Effect of Composition on Structural, Mechanical, and Wetting Properties of Sn-40Bi-xAg Lead-Free Solder Alloys for Green Electronics

This study investigates the impact of Ag on the structural, mechanical, wettability, and electrical properties of alloys Sn-40Bi-xAg lead-free solder for electronic applications. X-ray diffraction (XRD) and scanning electron microscopy (SEM) were carried out to identify the crystalline phases and the morphology features of the solders. Thermal parameters were investigated using differential scanning calorimetry (DSC).
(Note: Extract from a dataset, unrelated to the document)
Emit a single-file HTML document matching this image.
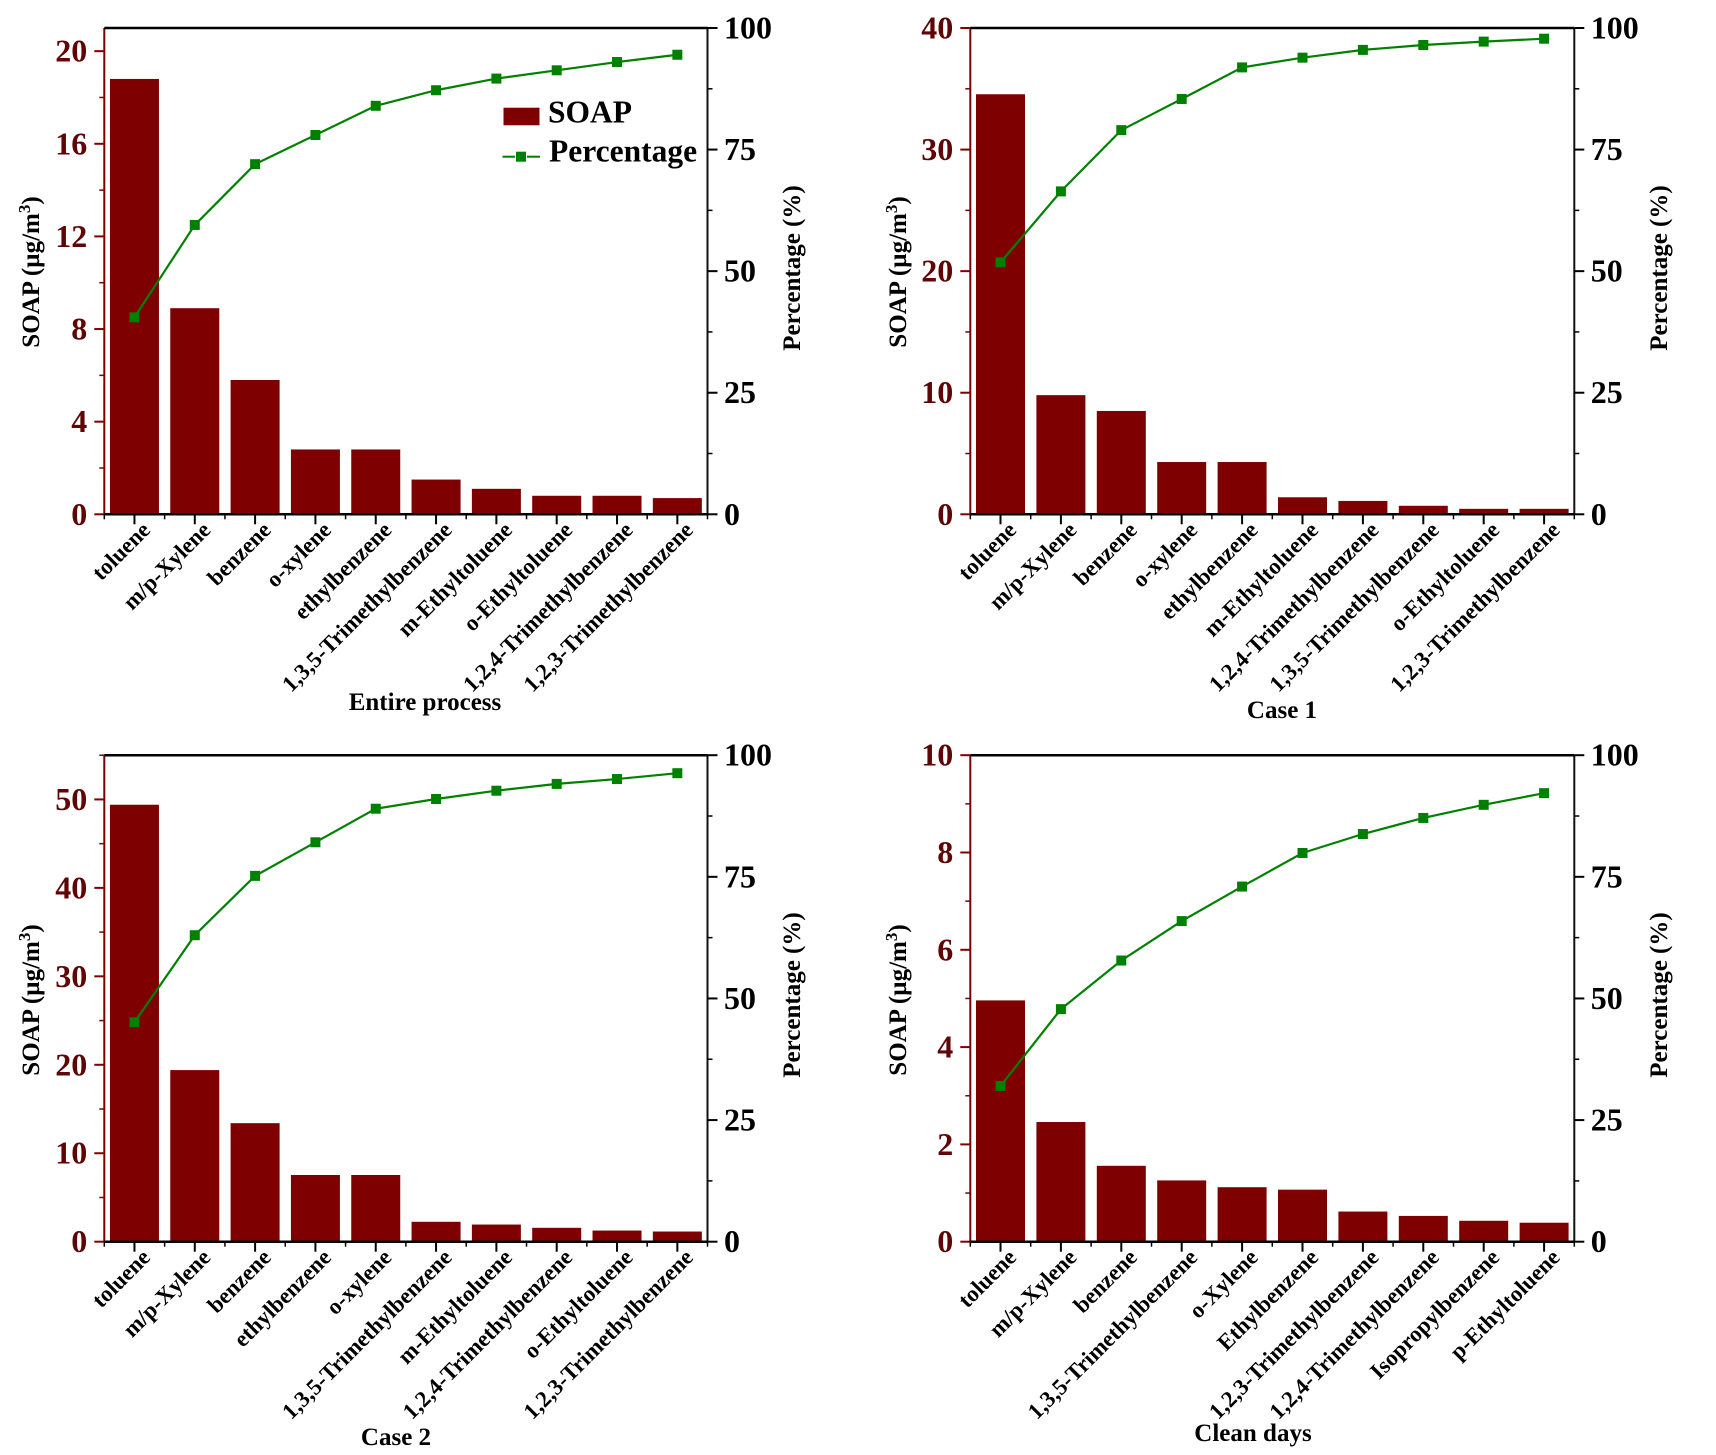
<!DOCTYPE html>
<html lang="en">
<head>
<meta charset="utf-8">
<title>SOAP and cumulative percentage by species</title>
<style>
html,body{margin:0;padding:0;background:#fff;}
svg{display:block;font-family:"Liberation Serif",serif;font-weight:bold;}
</style>
</head>
<body>
<svg id="figure" xmlns="http://www.w3.org/2000/svg" width="1716" height="1455" viewBox="0 0 1716 1455">
  <rect width="1716" height="1455" fill="#fff"/>

  <g id="panel-entire"></g>
  <g id="panel-case1"></g>
  <g id="panel-case2"></g>
  <g id="panel-clean"></g>

  <text transform="translate(39 272) rotate(-90)" text-anchor="middle" font-size="25">SOAP (µg/m<tspan font-size="17" dy="-9">3</tspan><tspan dy="9">)</tspan></text>
  <text transform="translate(800 268) rotate(-90)" text-anchor="middle" font-size="25">Percentage (%)</text>
  <text x="425" y="710" text-anchor="middle" font-size="25">Entire process</text>

  <text transform="translate(906 272) rotate(-90)" text-anchor="middle" font-size="25">SOAP (µg/m<tspan font-size="17" dy="-9">3</tspan><tspan dy="9">)</tspan></text>
  <text transform="translate(1667 268) rotate(-90)" text-anchor="middle" font-size="25">Percentage (%)</text>
  <text x="1282" y="718" text-anchor="middle" font-size="25">Case 1</text>

  <text transform="translate(39 1000) rotate(-90)" text-anchor="middle" font-size="25">SOAP (µg/m<tspan font-size="17" dy="-9">3</tspan><tspan dy="9">)</tspan></text>
  <text transform="translate(800 995) rotate(-90)" text-anchor="middle" font-size="25">Percentage (%)</text>
  <text x="396" y="1445" text-anchor="middle" font-size="25">Case 2</text>

  <text transform="translate(906 1000) rotate(-90)" text-anchor="middle" font-size="25">SOAP (µg/m<tspan font-size="17" dy="-9">3</tspan><tspan dy="9">)</tspan></text>
  <text transform="translate(1667 995) rotate(-90)" text-anchor="middle" font-size="25">Percentage (%)</text>
  <text x="1253" y="1441" text-anchor="middle" font-size="25">Clean days</text>

  <g>
    <rect x="503.5" y="107.7" width="36" height="17.6" fill="#7f0000"/>
    <text x="548" y="122.7" font-size="31.5">SOAP</text>
    <line x1="502.5" y1="156.7" x2="515" y2="156.7" stroke="#008000" stroke-width="2"/>
    <line x1="527" y1="156.7" x2="540" y2="156.7" stroke="#008000" stroke-width="2"/>
    <rect x="516" y="151.7" width="10" height="10" fill="#008000"/>
    <text x="549" y="161.7" font-size="31.5">Percentage</text>
  </g>
</svg>

<script>
const categoriesEntire = ["toluene","m/p-Xylene","benzene","o-xylene","ethylbenzene","1,3,5-Trimethylbenzene","m-Ethyltoluene","o-Ethyltoluene","1,2,4-Trimethylbenzene","1,2,3-Trimethylbenzene"];
const soapEntire = [18.8,8.9,5.8,2.8,2.8,1.5,1.1,0.8,0.8,0.7];
const percentEntire = [40.5,59.5,72,78,84,87.2,89.6,91.3,93,94.5];

const categoriesCase1 = ["toluene","m/p-Xylene","benzene","o-xylene","ethylbenzene","m-Ethyltoluene","1,2,4-Trimethylbenzene","1,3,5-Trimethylbenzene","o-Ethyltoluene","1,2,3-Trimethylbenzene"];
const soapCase1 = [34.55,9.8,8.5,4.3,4.3,1.4,1.1,0.7,0.45,0.45];
const percentCase1 = [51.8,66.4,79,85.4,91.9,93.9,95.5,96.5,97.2,97.8];

const categoriesCase2 = ["toluene","m/p-Xylene","benzene","ethylbenzene","o-xylene","1,3,5-Trimethylbenzene","m-Ethyltoluene","1,2,4-Trimethylbenzene","o-Ethyltoluene","1,2,3-Trimethylbenzene"];
const soapCase2 = [49.4,19.4,13.4,7.54,7.54,2.25,1.94,1.57,1.26,1.15];
const percentCase2 = [45.1,63,75.2,82.1,89,91,92.7,94.1,95.1,96.3];

const categoriesClean = ["toluene","m/p-Xylene","benzene","1,3,5-Trimethylbenzene","o-Xylene","Ethylbenzene","1,2,3-Trimethylbenzene","1,2,4-Trimethylbenzene","Isopropylbenzene","p-Ethyltoluene"];
const soapClean = [4.96,2.46,1.56,1.26,1.12,1.07,0.62,0.53,0.43,0.39];
const percentClean = [32,47.8,57.8,65.9,73,79.9,83.8,87.1,89.8,92.2];

const leftTicksEntire = [0,4,8,12,16,20];
const leftTicksCase1 = [0,10,20,30,40];
const leftTicksCase2 = [0,10,20,30,40,50];
const leftTicksClean = [0,2,4,6,8,10];
const rightTicks = [0,25,50,75,100];

const SVGNS = "http://www.w3.org/2000/svg";
const DARK_RED = "#7f0000";
const LABEL_RED = "#5f0505";
const GREEN = "#008000";

function make(parent, tag, attrs, text) {
  const node = document.createElementNS(SVGNS, tag);
  for (const key in attrs) node.setAttribute(key, attrs[key]);
  if (text !== undefined) node.textContent = text;
  parent.appendChild(node);
  return node;
}

function drawPanel(id, left, right, top, bottom, leftMax, minorStep, categories, soap, percent, leftTicks) {
  const root = document.getElementById(id);
  const n = categories.length;
  const xScale = i => left + (i + 0.5) * (right - left) / n;
  const yLeft = v => bottom - v / leftMax * (bottom - top);
  const yRight = v => bottom - v / 100 * (bottom - top);
  const barWidth = 49;

  soap.forEach((v, i) => {
    const bar = make(root, "rect", {x: xScale(i) - barWidth / 2, y: yLeft(v), width: barWidth, height: bottom - yLeft(v), fill: DARK_RED});
    
    
  });

  const axisLeft = make(root, "line", {x1: left, y1: top, x2: left, y2: bottom, stroke: DARK_RED, "stroke-width": 2});
  
  
  const axisRight = make(root, "line", {x1: right, y1: top, x2: right, y2: bottom, stroke: "#111", "stroke-width": 2});
  
  
  const axisTop = make(root, "line", {x1: left, y1: top, x2: right, y2: top, stroke: "#000", "stroke-width": 2.5});
  
  
  const axisBottom = make(root, "line", {x1: left, y1: bottom, x2: right, y2: bottom, stroke: "#000", "stroke-width": 2.5});
  
  

  leftTicks.forEach(v => {
    const tick = make(root, "line", {x1: left - 10, y1: yLeft(v), x2: left, y2: yLeft(v), stroke: DARK_RED, "stroke-width": 2});
    
    
    const label = make(root, "text", {x: left - 17, y: yLeft(v) + 10.5, "text-anchor": "end", "font-size": 32, fill: LABEL_RED}, String(v));
    
    
  });
  for (let v = minorStep; v <= leftMax + 1e-9; v += 2 * minorStep) {
    const tick = make(root, "line", {x1: left - 5, y1: yLeft(v), x2: left, y2: yLeft(v), stroke: DARK_RED, "stroke-width": 1.5});
    
    
  }

  rightTicks.forEach(v => {
    const tick = make(root, "line", {x1: right, y1: yRight(v), x2: right + 10, y2: yRight(v), stroke: "#000", "stroke-width": 2});
    
    
    const label = make(root, "text", {x: right + 16.5, y: yRight(v) + 10.5, "font-size": 32, fill: "#000"}, String(v));
    
    
  });
  for (let v = 12.5; v < 100; v += 25) {
    const tick = make(root, "line", {x1: right, y1: yRight(v), x2: right + 5, y2: yRight(v), stroke: "#000", "stroke-width": 1.5});
    
    
  }

  categories.forEach((name, i) => {
    const x = xScale(i);
    const tick = make(root, "line", {x1: x, y1: bottom, x2: x, y2: bottom + 10, stroke: "#000", "stroke-width": 2});
    
    
    const edge = x - (right - left) / n / 2;
    const minor = make(root, "line", {x1: edge, y1: bottom, x2: edge, y2: bottom + 5, stroke: "#000", "stroke-width": 1.5});
    
    
    const label = make(root, "text", {transform: `translate(${x + 17} ${bottom + 17}) rotate(-45)`, "text-anchor": "end", "font-size": 22.8, fill: "#000"}, name);
    
    
  });
  const lastMinor = make(root, "line", {x1: right, y1: bottom, x2: right, y2: bottom + 5, stroke: "#000", "stroke-width": 1.5});
  
  

  const points = percent.map((v, i) => xScale(i) + "," + yRight(v)).join(" ");
  const line = make(root, "polyline", {points: points, fill: "none", stroke: GREEN, "stroke-width": 2.2});
  
  
  percent.forEach((v, i) => {
    const marker = make(root, "rect", {x: xScale(i) - 5, y: yRight(v) - 5, width: 10, height: 10, fill: GREEN});
    
    
  });
}

drawPanel("panel-entire", 104.3, 707.5, 28, 514.3, 21, 2, categoriesEntire, soapEntire, percentEntire, leftTicksEntire);
drawPanel("panel-case1", 970.3, 1574.3, 28, 514.3, 40, 5, categoriesCase1, soapCase1, percentCase1, leftTicksCase1);
drawPanel("panel-case2", 104.3, 707.5, 755.2, 1241.7, 55, 5, categoriesCase2, soapCase2, percentCase2, leftTicksCase2);
drawPanel("panel-clean", 970.3, 1574.3, 755.2, 1241.7, 10, 1, categoriesClean, soapClean, percentClean, leftTicksClean);
</script>
</body>
</html>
Elastic factors, such as tensile strength (S), Young's modulus (E), yield strength (Y), and toughness (T), were investigated by using the tensile test machine (TTM). Hardness and creep resistance of the (Sn-40Bi-xAg) lead-free solder ribbons were tested using a Vickers microhardness tester. Sessile drop method (SDM) was used to measure the wettability properties. The results obtained from the study showed that the microstructure is made up of tetragonal beta-Sn, rhombohedral Bi-rich phases, and Ag3Sn intermetallic compound (IMC). The addition of Ag increased the strength and effectively reduced the electrical resistivity. The elastic modulus of solders containing Ag was enhanced to about 39.61 GPa with 5 wt. % of Ag addition. The higher elastic modulus can be attributed to the solid solution strengthening effect, solubility extension, microstructure refinement, and precipitation hardening of uniformly distributed Ag3Sn IMC particles. These modifications can reasonably alter the microstructure, inhibit segregation, and impede the motion of dislocations.